In your #sales goals for 2018, what’s the area you want to improve most?
— Dave Wakeman (@davidwakeman) February 8, 2018
Not surprisingly, near the top was closing skills.
As I thought over the question I had asked my followers on Twitter and LinkedIn, that brought to mind a pretty important question: Is our challenge closing business really a challenge of closing or is it a challenge of the sales process leading up to the closing?
In most respects, I feel like the problem with closing comes down directly at the feet of everything up to that point.
In other words, I think that most of our closing challenges are directly related to the marketing and sales process that lead up to trying to close a sale.
Let’s look at this further.
How have you differentiated your offering?
Closing, in any real respect, is about making a commitment to change together.
That commitment to change is directly related to how much value the person you are asking for the sale is going to feel like they are going to gain by working with you.
One of the problems I see over and over in sales, especially in professional services is, a failure to differentiate the product or service from the competition.
Think about how often you see service providers get into competitions for business based on price?
All else fails, drop the price!
Right?
This race to the bottom based on pricing has everything to do with how well the product or service is differentiated.
Which leads to the obvious conclusion that if you are getting to closing and price comes up or any of the other common objections, you haven’t managed the sales cycle effectively, but likely you haven’t differentiated yourself well enough either.
Are you managing the sales cycle effectively?
I’ve heard a story somewhere about the salesperson that had some ungodly number of sales calls with a prospect.
Each one, left with the promise of the next meeting being the one where a decision is made.
You know the punch line, right?
The sale was never made.
I think that this happens far more often than we even realize because we all hold out hope that these deals are going to close.
While hope is great and all good salespeople need it. Having blind hope is actually a terrible thing because it causes you to waste time on deals that will never close.
I was at lunch with the Chairman of a large local bank a few months back when he said to me, “I prefer a fast no.”
My question to all of you is whether or not that some of your closing problems are actually problems of identifying real opportunities and managing the sales cycle effectively so that you can make a go or no go on pursuing the issue more quickly.
Is part of your closing challenge directly related to the number of opportunities you are creating?
The final point about closing challenges has to do with the number of opportunities you are creating.
I know that I keep track of the number of buyers I talk with each year.
I shoot for at least 100.
I know that if I talk to 100 that half of them are going to be become real prospects. Of the 50 real prospects, another 25 are likely to progress to a deeper conversation or proposal. And, if I close half of them, I have approximately 1 new client a month.
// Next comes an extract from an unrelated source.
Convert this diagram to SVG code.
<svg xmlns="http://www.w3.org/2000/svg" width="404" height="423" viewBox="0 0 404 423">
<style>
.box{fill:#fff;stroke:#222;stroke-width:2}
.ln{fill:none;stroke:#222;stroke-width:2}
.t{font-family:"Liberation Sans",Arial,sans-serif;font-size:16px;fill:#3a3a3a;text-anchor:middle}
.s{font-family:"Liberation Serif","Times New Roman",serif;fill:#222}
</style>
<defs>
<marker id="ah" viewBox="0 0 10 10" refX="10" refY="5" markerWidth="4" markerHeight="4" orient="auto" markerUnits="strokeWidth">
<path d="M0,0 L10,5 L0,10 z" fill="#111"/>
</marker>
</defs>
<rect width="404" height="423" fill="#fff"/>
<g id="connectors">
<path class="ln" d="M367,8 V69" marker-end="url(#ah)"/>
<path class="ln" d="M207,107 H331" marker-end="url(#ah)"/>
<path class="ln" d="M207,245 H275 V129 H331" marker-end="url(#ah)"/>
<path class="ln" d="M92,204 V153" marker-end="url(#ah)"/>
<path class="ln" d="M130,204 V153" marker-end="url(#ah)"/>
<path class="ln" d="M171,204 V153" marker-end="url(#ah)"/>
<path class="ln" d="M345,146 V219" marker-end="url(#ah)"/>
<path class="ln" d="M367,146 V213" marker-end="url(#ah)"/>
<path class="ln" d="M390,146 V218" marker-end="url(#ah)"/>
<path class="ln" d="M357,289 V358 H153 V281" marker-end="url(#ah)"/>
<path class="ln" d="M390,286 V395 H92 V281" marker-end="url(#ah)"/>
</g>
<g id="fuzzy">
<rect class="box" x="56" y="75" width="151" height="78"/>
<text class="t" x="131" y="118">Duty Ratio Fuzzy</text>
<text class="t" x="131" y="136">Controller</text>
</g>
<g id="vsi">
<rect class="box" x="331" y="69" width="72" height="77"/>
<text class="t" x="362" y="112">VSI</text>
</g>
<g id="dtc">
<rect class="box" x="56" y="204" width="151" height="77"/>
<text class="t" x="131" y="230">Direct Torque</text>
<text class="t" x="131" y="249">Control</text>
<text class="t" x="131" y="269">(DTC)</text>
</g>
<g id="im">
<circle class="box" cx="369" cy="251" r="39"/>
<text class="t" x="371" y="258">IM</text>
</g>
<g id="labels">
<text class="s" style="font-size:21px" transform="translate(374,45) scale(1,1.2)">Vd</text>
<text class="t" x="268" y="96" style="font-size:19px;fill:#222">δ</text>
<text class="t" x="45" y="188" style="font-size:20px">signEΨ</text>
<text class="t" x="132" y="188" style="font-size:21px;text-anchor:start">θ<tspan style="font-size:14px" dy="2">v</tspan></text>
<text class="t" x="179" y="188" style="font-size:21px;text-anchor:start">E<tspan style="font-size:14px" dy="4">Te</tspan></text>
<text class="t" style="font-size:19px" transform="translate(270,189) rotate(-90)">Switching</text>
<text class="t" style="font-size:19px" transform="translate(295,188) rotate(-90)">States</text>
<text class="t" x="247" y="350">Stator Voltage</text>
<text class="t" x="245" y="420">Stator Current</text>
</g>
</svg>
That’s an easy formula that I can follow.
I know pretty clearly if I am doing a good job or not.
I can tell what’s off or what’s working.
I have a realistic expectation of my ability to close business.
When I get frustrated about the amount of business I’m closing, I can look at my opportunity creation.
Is it where it needs to be?
If I only have one deal in the pipeline, it can become pretty frustrating if I don’t close it.
If I have 4 and I know that 1 in 4 close, I am in a much better position.
So the final point about closing is are you really creating the number of opportunities you need to be successful?
I don’t want to discount the words you shouldn’t use in sales or the “tie-downs” and things like that, even though I don’t know that they work.
But I do think as sellers, you have to spend a little more time looking at the entire sales process to identify the real challenges to your closing challenges or your sales challenges.